El ensayo también habla del componente cultural de la identidad. Como dice Thomas Luckmann, somos un relato que nos contamos a nosotros mismos, formado por lo que hemos vivido, nos han dicho o hemos leído. Igual sucede con la memoria colectiva. El autor presenta la memoria cultural como forma de consenso dominante. Las naciones son comunidades imaginadas. En esta línea, explica que Ernest Renan afirmó en una conferencia en 1882 que una nación “es un alma, un principio espiritual”, que se apoya en un rico legado de recuerdos compartidos (es decir, una cultura común) y en el deseo de vivir juntos. El autor sostiene que la nación es la encarnación moderna de la tribu. 

Monegal hace una argumentada y apasionada defensa del cosmopolitismo, entendido a manera de Appiah: es cosmopolita quien se preocupa por el bienestar de todos los seres humanos, tanto los que pertenecen a su comunidad como los extraños, desde el respeto a las diferencias, sin aspirar a un único gobierno globalEse autor defendía un cosmopolitismo enraizado y la figura del patriota cosmopolita.
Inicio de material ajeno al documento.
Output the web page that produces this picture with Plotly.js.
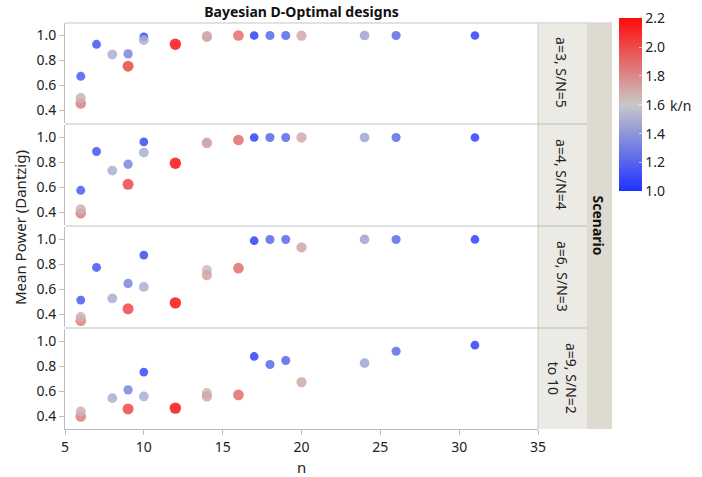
<!DOCTYPE html>
<html>
<head>
<meta charset="utf-8">
<script src="https://cdn.plot.ly/plotly-3.0.1.min.js"></script>
<style>html,body{margin:0;padding:0;background:#fff;}#chart{width:702px;height:477px;}</style>
</head>
<body>
<div id="chart"></div>
<script>
// Designs: run size n and ratio k/n
const nRuns  = [6, 6, 6, 7, 8, 9, 9, 10, 10, 12, 14, 14, 16, 17, 18, 19, 20, 24, 26, 31];
const kOverN = [1.17, 1.83, 1.67, 1.14, 1.50, 1.33, 2.00, 1.10, 1.50, 2.17, 1.64, 1.71, 1.88, 1.06, 1.22, 1.21, 1.70, 1.46, 1.23, 1.06];

const scenarios = ['a=3, S/N=5', 'a=4, S/N=4', 'a=6, S/N=3', 'a=9, S/N=2<br>to 10'];

const powerA3 = [0.674, 0.456, 0.50, 0.93, 0.848, 0.853, 0.755, 0.99, 0.963, 0.93, 0.995, 0.99, 1.0, 1.0, 1.0, 1.0, 1.0, 1.0, 1.0, 1.0];
const powerA4 = [0.578, 0.394, 0.426, 0.888, 0.736, 0.786, 0.626, 0.965, 0.88, 0.794, 0.96, 0.955, 0.98, 1.0, 1.0, 1.0, 1.0, 1.0, 1.0, 1.0];
const powerA6 = [0.515, 0.35, 0.38, 0.776, 0.528, 0.648, 0.445, 0.875, 0.62, 0.493, 0.755, 0.715, 0.77, 0.99, 1.0, 1.0, 0.936, 1.0, 1.0, 1.0];
const powerA9 = [null, 0.40, 0.44, null, 0.547, 0.613, 0.46, 0.755, 0.56, 0.467, 0.587, 0.56, 0.573, 0.88, 0.816, 0.848, 0.675, 0.826, 0.922, 0.97];

const powerSeries = [powerA3, powerA4, powerA6, powerA9];

const FONT = 'Segoe UI, Noto Sans, Open Sans, sans-serif';
const domains = [[0.7535, 1], [0.5023, 0.7488], [0.2512, 0.4977], [0, 0.2465]];
const sizes = kOverN.map(v => 8.5 + 3 * (v - 1) / 1.2);

const traces = powerSeries.map((p, i) => ({
  type: 'scatter', mode: 'markers',
  x: nRuns, y: p,
  xaxis: 'x', yaxis: i === 0 ? 'y' : 'y' + (i + 1),
  marker: {color: kOverN, coloraxis: 'coloraxis', size: sizes, opacity: 0.85, line: {width: 0}},
  showlegend: false, hoverinfo: 'x+y'
}));

const layout = {
  width: 702, height: 477,
  margin: {l: 65, r: 164, t: 23, b: 48},
  paper_bgcolor: '#ffffff', plot_bgcolor: '#ffffff',
  font: {family: FONT, size: 14, color: '#222'},
  title: {text: '<b>Bayesian D-Optimal designs</b>', x: 0.5, xref: 'paper', y: 0.975, yref: 'container', yanchor: 'middle', xanchor: 'center', font: {size: 14, color: '#111', family: FONT}},
  xaxis: {range: [5, 35], dtick: 5, tick0: 5, anchor: 'y4', showgrid: false, zeroline: false,
          showline: true, linecolor: '#BDBDBD', ticks: 'outside', ticklen: 5, tickcolor: '#BDBDBD',
          tickfont: {size: 14, color: '#222'}},
  coloraxis: {
    cmin: 1.0, cmax: 2.2,
    colorscale: [[0, 'rgb(30,50,255)'], [0.5, 'rgb(200,200,200)'], [1, 'rgb(255,10,10)']],
    colorbar: {x: 1.172, xanchor: 'left', xpad: 0, y: 1.0116, yanchor: 'top', ypad: 0, len: 173, lenmode: 'pixels',
               thickness: 23, outlinewidth: 0, tick0: 1.0, dtick: 0.2, tickformat: '.1f',
               ticks: 'inside', ticklen: 3, tickcolor: 'rgba(255,255,255,0.6)', tickfont: {size: 14, color: '#222'}}
  },
  shapes: [], annotations: []
};

domains.forEach((d, i) => {
  const key = i === 0 ? 'yaxis' : 'yaxis' + (i + 1);
  layout[key] = {domain: d, anchor: 'x', range: [0.3, 1.1], tickvals: [0.4, 0.6, 0.8, 1.0], tickformat: '.1f',
    showgrid: false, zeroline: false, showline: true, linecolor: '#BDBDBD', ticks: 'outside', ticklen: 5,
    tickcolor: '#BDBDBD', tickfont: {size: 14, color: '#222'}};
});

// strip backgrounds
layout.shapes.push({type: 'rect', xref: 'paper', yref: 'paper', x0: 1.0, x1: 1.1036, y0: 0, y1: 1, fillcolor: '#EBEAE4', line: {width: 0}, layer: 'below'});
layout.shapes.push({type: 'rect', xref: 'paper', yref: 'paper', x0: 1.1036, x1: 1.1564, y0: 0, y1: 1, fillcolor: '#DDDBD0', line: {width: 0}, layer: 'below'});
// gaps between panels
for (let i = 0; i < 3; i++) {
  layout.shapes.push({type: 'rect', xref: 'paper', yref: 'paper', x0: 0, x1: 1.0, y0: domains[i + 1][1], y1: domains[i][0], fillcolor: '#E0E0E0', line: {width: 0}});
  layout.shapes.push({type: 'rect', xref: 'paper', yref: 'paper', x0: 1.0, x1: 1.1036, y0: domains[i + 1][1], y1: domains[i][0], fillcolor: '#D5D4CC', line: {width: 0}});
}
// top border and right border
layout.shapes.push({type: 'line', xref: 'paper', yref: 'paper', x0: 0, x1: 1.1564, y0: 1, y1: 1, line: {color: '#D8D8D8', width: 1.5}});
layout.shapes.push({type: 'line', xref: 'paper', yref: 'paper', x0: 1, x1: 1, y0: 0, y1: 1, line: {color: '#C8C8C8', width: 1}});

// strip labels
scenarios.forEach((s, i) => {
  const d = domains[i];
  layout.annotations.push({text: s, xref: 'paper', yref: 'paper', x: 1.0507, y: (d[0] + d[1]) / 2,
    xanchor: 'center', yanchor: 'middle', textangle: 90, showarrow: false, font: {size: 14, color: '#222'}});
});
layout.annotations.push({text: '<b>Scenario</b>', xref: 'paper', yref: 'paper', x: 1.13, y: 0.5,
  xanchor: 'center', yanchor: 'middle', textangle: 90, showarrow: false, font: {size: 14, color: '#111'}});
layout.annotations.push({text: 'Mean Power (Dantzig)', xref: 'paper', yref: 'paper', x: -0.095, y: 0.495,
  xanchor: 'center', yanchor: 'middle', textangle: -90, showarrow: false, font: {size: 15, color: '#222'}});
layout.annotations.push({text: 'n', xref: 'paper', yref: 'paper', x: 0.5, y: -0.0936,
  xanchor: 'center', yanchor: 'middle', showarrow: false, font: {size: 15, color: '#222'}});
layout.annotations.push({text: 'k/n', xref: 'paper', yref: 'paper', x: 1.274, y: 0.798,
  xanchor: 'left', yanchor: 'middle', showarrow: false, font: {size: 14, color: '#222'}});

Plotly.newPlot('chart', traces, layout, {displayModeBar: false, staticPlot: true});
</script>
</body>
</html>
Pertenecer a un sitio y tener sentimientos de pertenencia no impide sentirse concernido por lo que le ocurre al resto de las personas.

En definitiva, el ensayo presenta la cultura como algo inseparable de nuestra propia existencia y también como una caja de herramientas, que no nos garantiza ser más empáticos o inteligentes, pero que al menos sí nos da más posibilidades. “Uno de los valores fundamentales de la cultura es que introduce complejidad en nuestra vida, nos dota de recursos para comprender mejor lo que ocurre a nuestro alrededor y nos hace más capaces de responder con instrumentos complejos a la complejidad de la existencia”, explica Monegal en una frase que resume bien la tesis de este apasionante y exquisito ensayo.